A snowflake is the nastiest well-behaved curve we can think of. And that’s a useful thing, argues UConn mathematician Vyron Vellis.

The snowy weather has snowflakes on our minds, though perhaps not the mathematical kind. Mathematical functions called Rohde snowflakes are different than your typical wintry precipitation. They’re made of triangles instead of ice, and they don’t melt in spring. But they can look very similar:

The snowflake in the line drawing is one of the most famous in mathematics. It’s called a von Koch snowflake, and it’s a form of mathematical curve known as a fractal curve. To make it, you draw an equilateral triangle. Then you pop out smaller equilateral triangles on each of the original’s three sides. Then you pop out more triangles on *those* triangles’ side, and so on ad infinitum. This makes an infinitely long shape that looks the same at any scale, no matter how far you zoom in. It always looks like a Star of David, with an infinite array of smaller stars growing out of every side.

Not all snowflakes are so symmetrical. Snowflakes can pop out different shaped triangles on different sides, or leave one side unmolested at every stage, but they are always formed by some combination of triangles spawning more triangles on their sides, infinitely. Their infinite length is what makes them nasty in Vellis’s opinion. However, they can be useful in math. Last year, Vellis, an assistant research professor, used snowflakes to prove some things about quasicircles. Quasicircles are much funkier mathematical objects, and not as well understood as snowflakes. But since he has proven that all snowflakes are quasicircles, mathematicians can now check theorems about quasicircles against snowflakes. Makes the math easier, and prettier.

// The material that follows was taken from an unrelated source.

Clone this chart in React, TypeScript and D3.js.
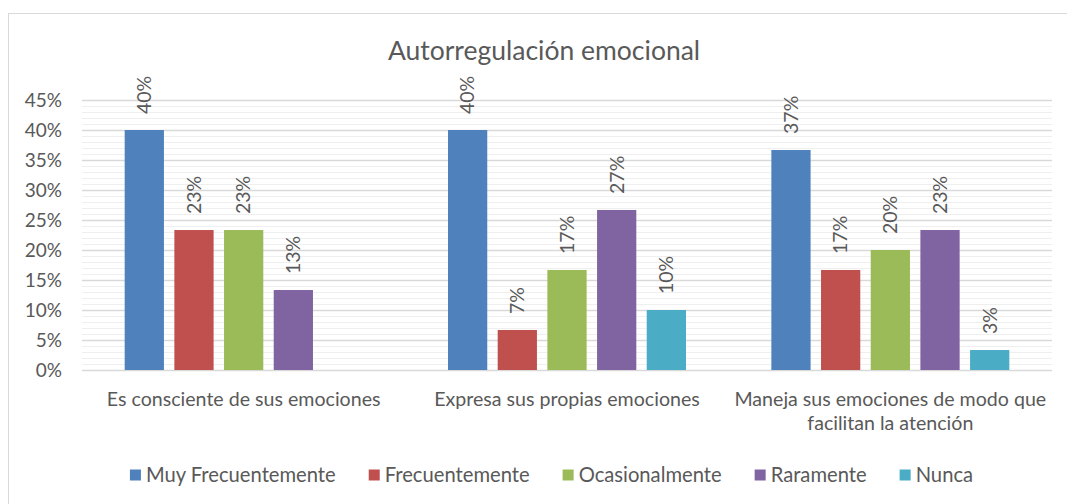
import React, { useEffect, useRef } from "react";
import * as d3 from "d3";

const title = "Autorregulación emocional";
const categories: string[][] = [
  ["Es consciente de sus emociones"],
  ["Expresa sus propias emociones"],
  ["Maneja sus emociones de modo que", "facilitan la atención"],
];
const seriesNames = ["Muy Frecuentemente", "Frecuentemente", "Ocasionalmente", "Raramente", "Nunca"];
const muyFrecuentemente = [40, 40, 36.67];
const frecuentemente = [23.33, 6.67, 16.67];
const ocasionalmente = [23.33, 16.67, 20];
const raramente = [13.33, 26.67, 23.33];
const nunca: (number | null)[] = [null, 10, 3.33];
const seriesValues: (number | null)[][] = [muyFrecuentemente, frecuentemente, ocasionalmente, raramente, nunca];
const seriesColors = ["#4f81bd", "#c0504d", "#9bbb59", "#8064a2", "#4bacc6"];
const yTicks = [0, 5, 10, 15, 20, 25, 30, 35, 40, 45];

const W = 1067;
const H = 504;
const FONT = "Lato, 'Open Sans', sans-serif";
const TEXT = "#595959";

export default function App() {
  const ref = useRef<SVGSVGElement | null>(null);

  useEffect(() => {
    const svg = d3.select(ref.current);
    svg.selectAll("*").remove();

    const left = 82, right = 1052, top = 100, bottom = 370;
    const y = d3.scaleLinear().domain([0, 45]).range([bottom, top]);
    const x0 = d3.scaleBand<number>().domain(d3.range(categories.length)).range([left, right]).padding(0);
    const outer = x0.bandwidth() * 0.132;
    const x1 = d3
      .scaleBand<number>()
      .domain(d3.range(seriesNames.length))
      .range([outer, x0.bandwidth() - outer])
      .paddingInner(0.21)
      .paddingOuter(0);

    // border
    svg.append("rect").attr("x", 8.5).attr("y", 13.5).attr("width", 1080).attr("height", 520)
      .attr("fill", "#fff").attr("stroke", "#d9d9d9").attr("stroke-width", 1);

    // title
    svg.append("text").attr("x", 544).attr("y", 60).attr("text-anchor", "middle")
      .attr("font-family", FONT).attr("font-size", 26.5).attr("fill", TEXT).text(title);

    // minor grid
    const minor = d3.range(0, 46, 1).filter((v) => v % 5 !== 0);
    svg.append("g").selectAll("line").data(minor).join("line")
      .attr("x1", left).attr("x2", right)
      .attr("y1", (d) => Math.round(y(d)) + 0.5).attr("y2", (d) => Math.round(y(d)) + 0.5)
      .attr("stroke", "#efefef").attr("stroke-width", 1);
    // major grid
    svg.append("g").selectAll("line").data(yTicks).join("line")
      .attr("x1", left).attr("x2", right)
      .attr("y1", (d) => Math.round(y(d)) + 0.5).attr("y2", (d) => Math.round(y(d)) + 0.5)
      .attr("stroke", "#d9d9d9").attr("stroke-width", 1.3);

    // y tick labels
    svg.append("g").selectAll("text").data(yTicks).join("text")
      .attr("x", 62).attr("y", (d) => y(d)).attr("dy", "0.35em").attr("text-anchor", "end")
      .attr("font-family", FONT).attr("font-size", 19).attr("fill", TEXT)
      .text((d) => `${d}%`);

    // bars
    const groups = svg.append("g").selectAll("g").data(categories.map((_, i) => i)).join("g")
      .attr("transform", (i) => `translate(${x0(i)},0)`);
    groups.each(function (ci) {
      const g = d3.select(this);
      seriesValues.forEach((vals, si) => {
        const v = vals[ci];
        if (v == null) return;
        const bx = x1(si)!;
        const bw = x1.bandwidth();
        g.append("rect").attr("x", bx).attr("y", y(v)).attr("width", bw).attr("height", y(0) - y(v))
          .attr("fill", seriesColors[si]);
        const cx = bx + bw / 2;
        const ly = y(v) - 16;
        g.append("text").attr("transform", `translate(${cx},${ly}) rotate(-90)`)
          .attr("dy", "0.35em").attr("text-anchor", "start")
          .attr("font-family", FONT).attr("font-size", 19.5).attr("fill", TEXT)
          .text(`${Math.round(v)}%`);
      });
    });

    // category labels
    categories.forEach((lines, ci) => {
      const cx = x0(ci)! + x0.bandwidth() / 2;
      lines.forEach((ln, li) => {
        svg.append("text").attr("x", cx).attr("y", 406 + li * 24).attr("text-anchor", "middle")
          .attr("font-family", FONT).attr("font-size", 19.6).attr("fill", TEXT).text(ln);
      });
    });

    // legend
    const lg = svg.append("g");
    const sw = 11, swGap = 5, itemGap = 33;
    const items = seriesNames.map((name, i) => {
      const t = lg.append("text").attr("font-family", FONT).attr("font-size", 20.2).attr("fill", TEXT)
        .attr("y", 475).attr("dy", "0.35em").text(name);
      const w = (t.node() as SVGTextElement).getComputedTextLength();
      return { t, w, i };
    });
    const total = d3.sum(items, (d) => sw + swGap + d.w) + itemGap * (items.length - 1);
    let cx = 551.5 - total / 2;
    items.forEach((it) => {
      lg.append("rect").attr("x", cx).attr("y", 475 - sw / 2).attr("width", sw).attr("height", sw)
        .attr("fill", seriesColors[it.i]);
      it.t.attr("x", cx + sw + swGap);
      cx += sw + swGap + it.w + itemGap;
    });
  }, []);

  return (
    <svg ref={ref} width={W} height={H}
      style={{ position: "absolute", left: 0, top: 0, display: "block", background: "#fff" }} />
  );
}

Vellis was thinking about snowflakes and quasicircles because he does a lot of work with quasiconformal maps. Such maps can turn nice, simple objects like a circle or straight line into complicated objects like snowflakes. But they’re not just toys for mathematicians. Quasiconformal mapping is also used by materials scientists. They like it because it lets mathematical functions stretch a little, but not beyond recognition.

Quasiconformal mapping better reflects the real world, where molecules have certain shapes and can only stretch or bend so much. Quasiconformal analysis lets scientists figure out the limits of materials’ bending ability, to design things like better antennas or lenses. Or invisibility cloaks.

Coming back to snowflakes, Vellis admits they have other nice properties. For example, imagine a line with a dot bouncing around it.

“That dot goes everywhere, crazy. A random walk. Since our line is symmetrical, the point can hit the upper or lower edge with equal probability,” says Vellis. The same holds true for snowflakes. If you cut a snowflake somewhere along its length, that crazy bouncing point has a comparable probability of hitting the inside or the outside, despite the snowflake’s wildly crinkled shape and infinite length. Unintuitive, but true.

This property makes snowflakes useful for mathematicians as a test case for all curves, not just quasicircles. If you have a theorem in mind you believe holds true for all possible curves, you may want to test it against a snowflake, because they’re the worst possible good curves we can think of.